Eagles bringing back receiver Marcus Green

The Eagles are bringing back wide receiver Marcus Green, who spent last season on their practice squad, a league source confirmed to NBC Sports Philadelphia. 

Green, 23, was among four Eagles released a week and a half ago. And now he’s coming back. NFL Network first reported the news.   

Green (5-8, 191) was a Falcons 6th-round pick out of Louisiana-Monroe last year. After he was waived at final cuts, Green joined the Eagles in early September and spent the entire 2019 season on the Birds’ practice squad. 

In four years at Louisiana-Monroe, Green caught 202 passes for 2,698 yards and 23 touchdowns. He also had 51 rushing attempts for 492 yards (9.6) and 1 touchdown. He also returned kicks and punts in college. He’s less of a pure receiver and more of a playmaker. 

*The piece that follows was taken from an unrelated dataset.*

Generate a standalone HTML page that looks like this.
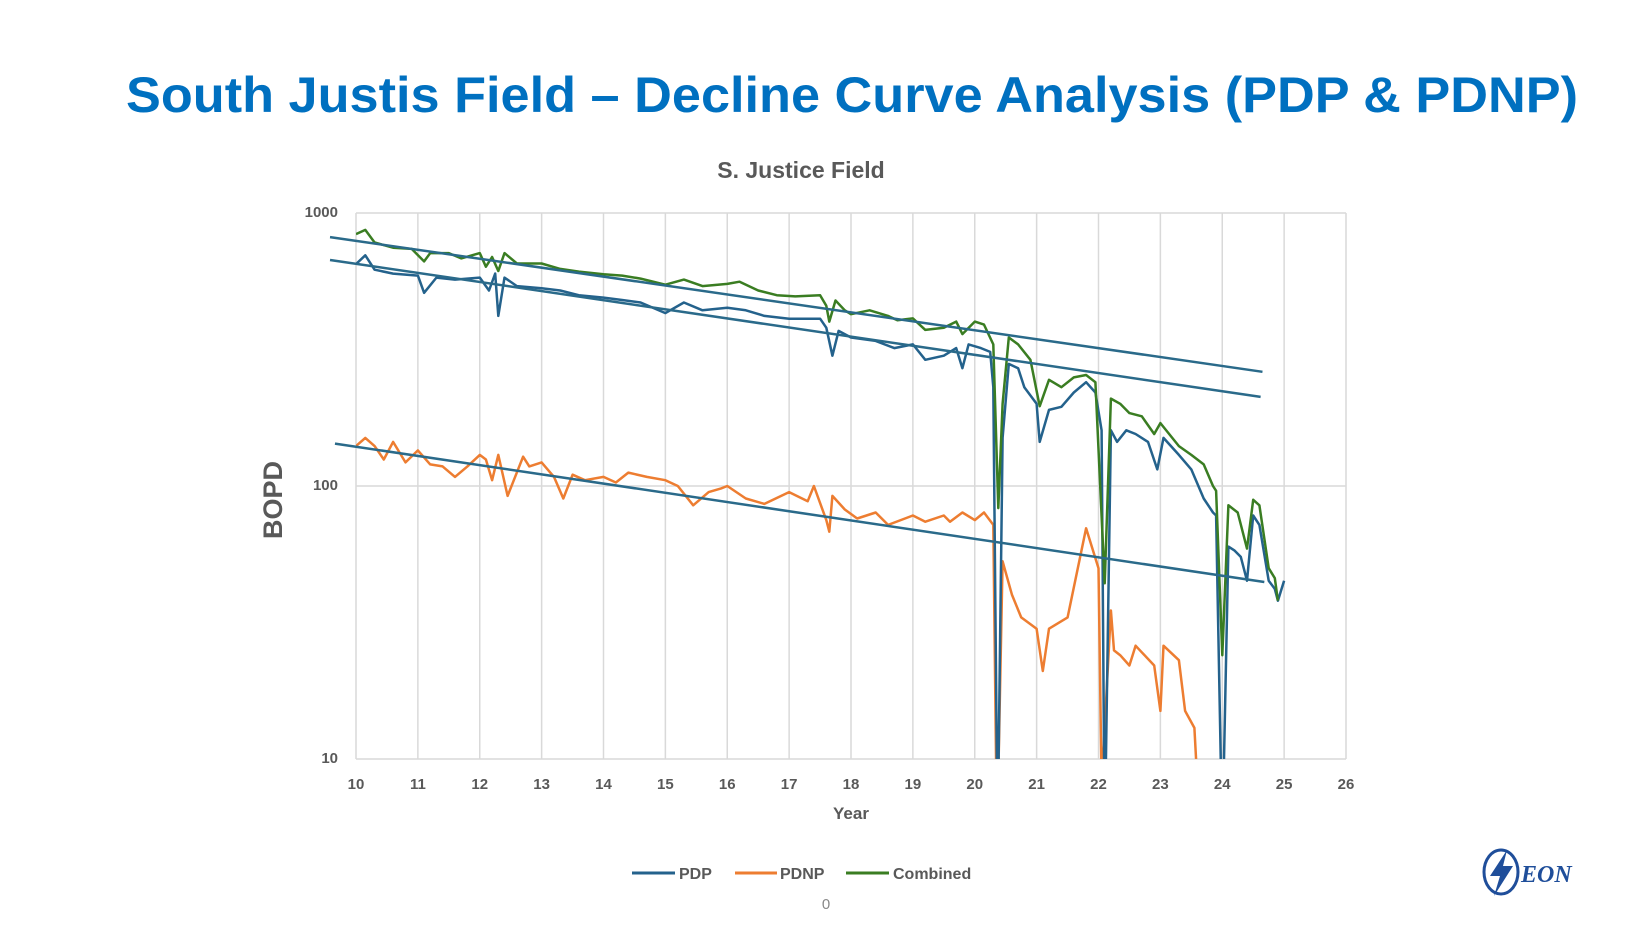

With Green back, the Eagles have a full roster at 80, although that includes Brandon Brooks and Alshon Jeffery who are both on Active/PUP and are not healthy enough to practice. That 80 does not include Matt Leo who has an International exemption. 

Still, the Eagles are at the 80-man limit to keep them from going split-squad at practices. The Eagles are still in the Acclimatization Period of their collectively bargained training camp. They won’t hold non-padded practices until Aug. 12 and the first padded practice won’t be until Aug. 17.